Ignore the tens or hundreds of thousands of people posting real-time pictures and first-hand accounts on Twitter, Facebook, blogs, social media sites, and the photo evidence being shared to their local media. Ignore the actual storm damage and surge levels utterly consistent with a large category 1 hurricane.

Weather truther Stephen Goddard looked at a couple of web pages and didn't like what he saw.

Conspiracy!

This is up there with the PrisonPlanet crap Drudge has taken a fancy to linking lately.

He's well on his way to becoming Alex Jones.

Posted by Confederate Yankee at August 27, 2011 04:40 PM
Comments

Wow, this is a pretty harsh post. He was 100% accurate. Irene came in slowly, and as of this moment there still have been no hurricane force winds on land.

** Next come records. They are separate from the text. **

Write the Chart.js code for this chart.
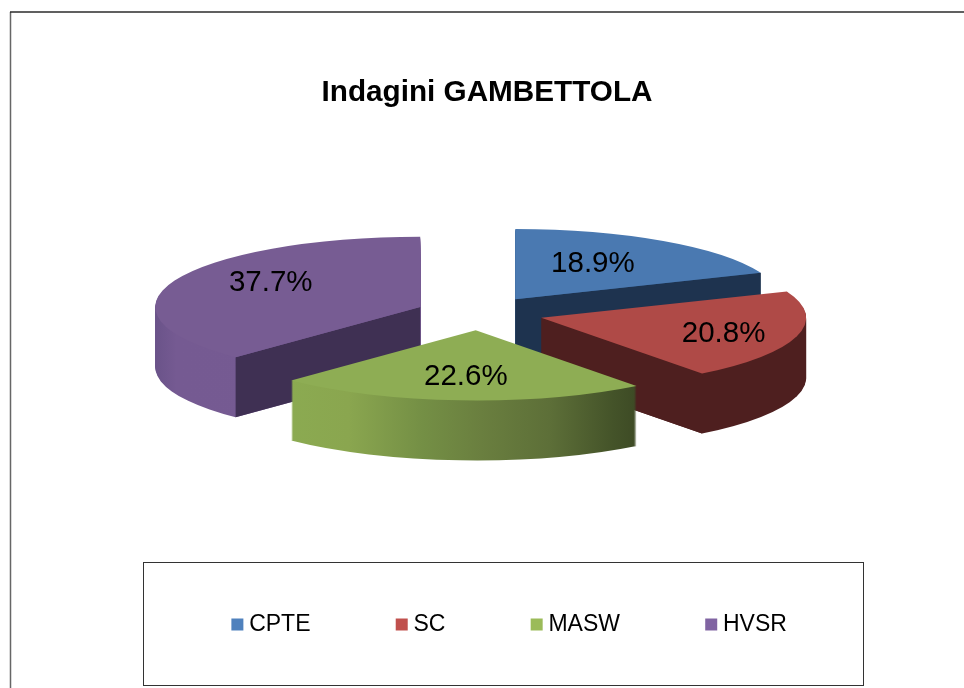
<!DOCTYPE html>
<html>
<head>
<meta charset="utf-8">
<title>Indagini GAMBETTOLA</title>
<script src="https://cdn.jsdelivr.net/npm/chart.js@4"></script>
<style>
  html, body { margin: 0; padding: 0; background: #fff; overflow: hidden; }
  canvas { display: block; }
</style>
</head>
<body>
<canvas id="pieChart" width="964" height="688"></canvas>
<script>
const categories = ["CPTE", "SC", "MASW", "HVSR"];
const counts = [10, 11, 12, 20];

const legendColors = ["#4f81bd", "#c0504d", "#9bbb59", "#8064a2"];
const topColors = ["#4a79b1", "#af4a47", "#8ead54", "#775c93"];
const wallColors = ["#1e334f", "#4e1f1f", "#8ead54", "#3f3053"];
// rim shading, t runs across the full pie width
const rimStops = [
  [[0, "#4a79b1"], [1, "#2a4a70"]],
  [[0, "#4e1f1f"], [1, "#4e1f1f"]],
  [[0.15, "#8baa51"], [0.26, "#8aa64f"], [0.4, "#748f45"], [0.51, "#6a7f3f"], [0.64, "#5d6f38"], [0.76, "#445329"], [0.81, "#3c4924"]],
  [[0, "#6a5389"], [0.04, "#755a92"], [1, "#775c93"]]
];
const drawOrder = [0, 3, 1, 2];

// where each percent label sits on its slice
const labelRadius = [0.605, 0.715, 0.63, 0.673];
const labelTurn = [-5, 0.5, 0, 11];
const labelDrop = 2;

const pieCenter = { x: 479.5, y: 313.3 };
const pieRadius = 265;
const squash = 0.265;
const depth = 60;
const explode = 64;
const legendFrame = { left: 143, top: 562, right: 863, bottom: 685 };
const legendTextY = 625;
const legendRightExtra = 18;

const fontFamily = "'Liberation Sans', Arial, sans-serif";
Chart.defaults.font.family = fontFamily;

function withFill(arc, color) {
  const saved = arc.options;
  const opts = Object.create(saved);
  opts.backgroundColor = color;
  arc.options = opts;
  return function () { arc.options = saved; };
}

const pie3d = {
  id: "pie3d",
  afterLayout(chart) {
    // legend text lines up inside the framed box, not the chart width
    const legend = chart.legend;
    legend.left = legendFrame.left;
    legend.right = legendFrame.right + legendRightExtra;
    legend.width = legend.right - legend.left;
    legend.top = legendTextY - 12 - legend.options.labels.padding;
  },
  beforeDraw(chart) {
    const c = chart.ctx;
    c.save();
    c.strokeStyle = "#666";
    c.lineWidth = 1.5;
    c.beginPath();
    c.moveTo(10.5, 688);
    c.lineTo(10.5, 12);
    c.stroke();
    c.strokeStyle = "#2b2b2b";
    c.beginPath();
    c.moveTo(10, 12);
    c.lineTo(964, 12);
    c.stroke();
    c.lineWidth = 1;
    c.strokeStyle = "#333";
    c.strokeRect(legendFrame.left + 0.5, legendFrame.top + 0.5,
      legendFrame.right - legendFrame.left, legendFrame.bottom - legendFrame.top);
    c.restore();
  },
  beforeDatasetsDraw(chart) {
    const c = chart.ctx;
    const arcs = chart.getDatasetMeta(0).data;
    const total = counts.reduce((a, b) => a + b, 0);

    const apexOf = (arc) => {
      const mid = (arc.startAngle + arc.endAngle) / 2;
      return {
        x: pieCenter.x + explode * Math.cos(mid),
        y: pieCenter.y + explode * Math.sin(mid) * squash
      };
    };

    drawOrder.forEach((i) => {
      const arc = arcs[i];
      const apex = apexOf(arc);

      const rim = c.createLinearGradient(arc.x - pieRadius, 0, arc.x + pieRadius, 0);
      rimStops[i].forEach((s) => rim.addColorStop(s[0], s[1]));

      // side of the slice: same arc stacked downwards
      const undo = withFill(arc, rim);
      for (let d = depth; d >= 1; d--) {
        c.save();
        c.translate(apex.x, apex.y + d);
        c.scale(1, squash);
        c.translate(-arc.x, -arc.y);
        arc.draw(c);
        c.restore();
      }
      undo();

      // cut faces turned towards the viewer
      const wall = (a) => {
        const px = apex.x + pieRadius * Math.cos(a);
        const py = apex.y + pieRadius * Math.sin(a) * squash;
        c.fillStyle = wallColors[i];
        c.beginPath();
        c.moveTo(apex.x, apex.y);
        c.lineTo(px, py);
        c.lineTo(px, py + depth);
        c.lineTo(apex.x, apex.y + depth);
        c.closePath();
        c.fill();
      };
      if (Math.cos(arc.startAngle) < -1e-6) wall(arc.startAngle);
      if (Math.cos(arc.endAngle) > 1e-6) wall(arc.endAngle);

      const undoTop = withFill(arc, topColors[i]);
      c.save();
      c.translate(apex.x, apex.y);
      c.scale(1, squash);
      c.translate(-arc.x, -arc.y);
      arc.draw(c);
      c.restore();
      undoTop();
    });

    c.save();
    c.fillStyle = "#000";
    c.font = "29.5px " + fontFamily;
    c.textAlign = "center";
    c.textBaseline = "middle";
    arcs.forEach((arc, i) => {
      const apex = apexOf(arc);
      const a = (arc.startAngle + arc.endAngle) / 2 + labelTurn[i] * Math.PI / 180;
      const r = pieRadius * labelRadius[i];
      const text = (counts[i] / total * 100).toFixed(1) + "%";
      c.fillText(text, apex.x + r * Math.cos(a), apex.y + r * Math.sin(a) * squash + labelDrop);
    });
    c.restore();
    return false;
  }
};

new Chart(document.getElementById("pieChart"), {
  type: "pie",
  data: {
    labels: categories,
    datasets: [{
      data: counts,
      backgroundColor: legendColors,
      borderWidth: 0
    }]
  },
  options: {
    responsive: false,
    animation: false,
    events: [],
    radius: pieRadius,
    layout: { padding: { left: 10, top: 12 } },
    plugins: {
      title: {
        display: true,
        text: "Indagini GAMBETTOLA",
        color: "#000",
        font: { size: 29.7, weight: "bold", family: fontFamily },
        padding: { top: 63, bottom: 20 }
      },
      legend: {
        position: "bottom",
        labels: {
          color: "#000",
          font: { size: 23, family: fontFamily },
          usePointStyle: true,
          pointStyle: "rect",
          boxWidth: 0.5,
          boxHeight: 12,
          padding: 91
        }
      },
      tooltip: { enabled: false }
    }
  },
  plugins: [pie3d]
});
</script>
</body>
</html>
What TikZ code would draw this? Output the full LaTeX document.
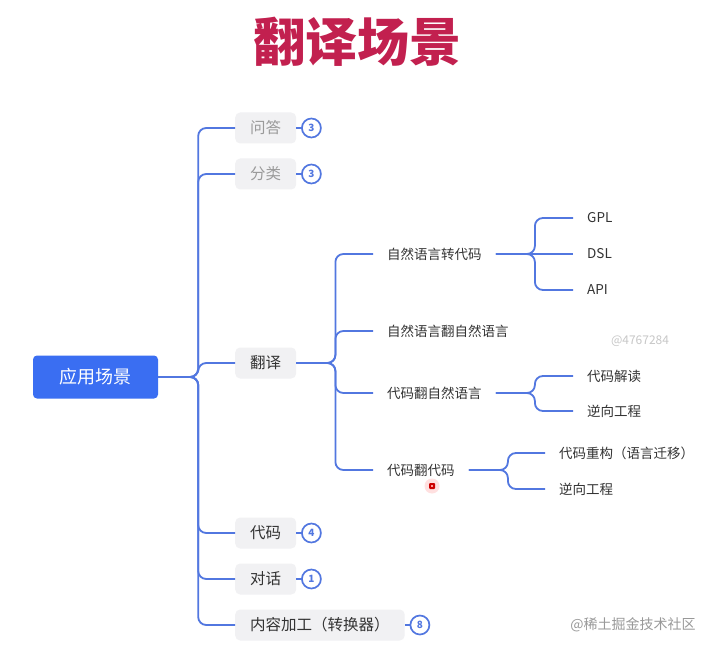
\documentclass[tikz,border=0pt]{standalone}
\usepackage{fontspec}
\setmainfont{Noto Sans CJK SC}
\definecolor{lineblue}{HTML}{5277E0}
\definecolor{rootblue}{HTML}{3A6EF2}
\definecolor{titlered}{HTML}{C2204F}
\definecolor{boxgray}{HTML}{F1F1F3}
\definecolor{fadedtext}{HTML}{9A9A9A}
\definecolor{darktext}{HTML}{333333}
\begin{document}
\begin{tikzpicture}[x=1pt,y=-1pt,
  conn/.style={draw=lineblue, line width=1.8pt, rounded corners=8pt},
  rootbox/.style={fill=rootblue, rounded corners=4pt, minimum width=125pt, minimum height=43pt, text=white, font=\fontsize{18}{21}\selectfont},
  lonebox/.style={fill=boxgray, rounded corners=5pt, minimum height=31pt, inner xsep=15pt, font=\fontsize{15.5}{18}\selectfont, text=darktext, anchor=west},
  badge/.style={circle, draw=lineblue, line width=1.7pt, fill=white, minimum size=19pt, inner sep=0pt, font=\fontsize{10}{11}\selectfont\bfseries, text=lineblue},
  ltwo/.style={inner xsep=14pt, inner ysep=3pt, font=\fontsize{13.5}{16}\selectfont, text=darktext, anchor=west},
]
\useasboundingbox (0,0) rectangle (720,652);
\fill[white] (0,0) rectangle (720,652);

\node[font=\fontsize{52}{58}\selectfont\bfseries, text=titlered] (title) at (357,42) {翻译场景};

\node[rootbox] (root) at (95.5,377) {应用场景};

\node[lonebox, text=fadedtext] (qa) at (235,128) {问答};
\node[lonebox, text=fadedtext] (cls) at (235,174) {分类};
\node[lonebox] (tr) at (235,363) {翻译};
\node[lonebox] (code) at (235,533) {代码};
\node[lonebox] (chat) at (235,579) {对话};
\node[lonebox] (proc) at (235,625) {内容加工（转换器）};

\foreach \n/\v in {qa/3, cls/3, code/4, chat/1, proc/8}{
  \node[badge] (b\n) at ([xshift=15pt]\n.east) {\v};
  \draw[draw=lineblue, line width=1.6pt] (\n.east) -- (b\n.west);
}

\foreach \n in {qa, cls, tr, code, chat, proc}{
  \draw[conn] (root.east) -- ++(40,0) |- (\n.west);
}

\node[ltwo] (c1) at (373,254) {自然语言转代码};
\node[ltwo] (c2) at (373,331) {自然语言翻自然语言};
\node[ltwo] (c3) at (373,393) {代码翻自然语言};
\node[ltwo] (c4) at (373,470) {代码翻代码};

\foreach \n in {c1, c2, c3, c4}{
  \draw[conn] (tr.east) -- ++(39,0) |- (\n.west);
}

\node[ltwo] (gpl) at (573,218) {GPL};
\node[ltwo] (dsl) at (573,254) {DSL};
\node[ltwo] (api) at (573,290) {API};
\draw[conn] (c1.east) -- ++(39,0) |- (gpl.west);
\draw[conn] (c1.east) -- (dsl.west);
\draw[conn] (c1.east) -- ++(39,0) |- (api.west);

\node[ltwo] (read) at (573,376) {代码解读};
\node[ltwo] (rev1) at (573,411) {逆向工程};
\draw[conn] (c3.east) -- ++(39,0) |- (read.west);
\draw[conn] (c3.east) -- ++(39,0) |- (rev1.west);

\node[ltwo] (refac) at (545,453) {代码重构（语言迁移）};
\node[ltwo] (rev2) at (545,489) {逆向工程};
\draw[conn] (c4.east) -- ++(39,0) |- (refac.west);
\draw[conn] (c4.east) -- ++(39,0) |- (rev2.west);

\fill[red!12] (432,486) circle (7.5);
\fill[red!80!black, rounded corners=1pt] (429,483) rectangle (435,489);
\fill[red!40] (430.8,484.8) rectangle (433.2,487.2);

\node[font=\fontsize{12}{14}\selectfont, text=black!22] (wm1) at (640,341) {@4767284};
\node[font=\fontsize{14}{16}\selectfont, text=black!40] (wm2) at (633,625) {@稀土掘金技术社区};
\end{tikzpicture}
\end{document}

Weather truther? That sounds like the name calling we should only expect from the left.

Posted by: Kevin at August 27, 2011 05:02 PM

I looked around at a number of weather stations on Weather Underground, and found quite a few in Irene's path with winds in excess of 80 mph.

Some personal weather stations don't update well with high wind speeds - we had a similar situation when hurricane Charlie blew through central Florida - low indicated wind speeds when trees were falling over and the rain was falling sideways...

Posted by: cirby at August 27, 2011 05:09 PM

I find Goddard's stuff very good and a relief to the crap that is out there in the name of "science". He is right about Irene, it is a big thunderstorm that was over hyped for political purpose. More face time for obama and the clowns.

Posted by: David Caskey at August 28, 2011 01:07 PM

Katrina was also a big thunderstorm.

The nogs were scarred into not looting. As such the government (Gov. Christie, Mayor Nutter, Bloomberg) hogged face-time but they made the right call.

Posted by: neobasher at August 28, 2011 04:24 PM

Sorry but Goddard was right. Irene made landfall close to Moorehead NC at about 0430 on the 27th. The wind speed recorded by NOAA, and published on their Weather site, was NE at 52 mpg with gusts to 69 mph.
The NOAA recorded wind speeds up the East Coast were in the 20 to 30 mph range with gusts in the
30 to 50 mph range.
This was not a hurricane.
You can check this by going to NOAA weather and checking the 3 day hourly reports.
You owe Goddard an apology

Posted by: Paul Roberts at August 28, 2011 06:12 PM

Wait a minute. There's actually a weather website called "Weather Underground"?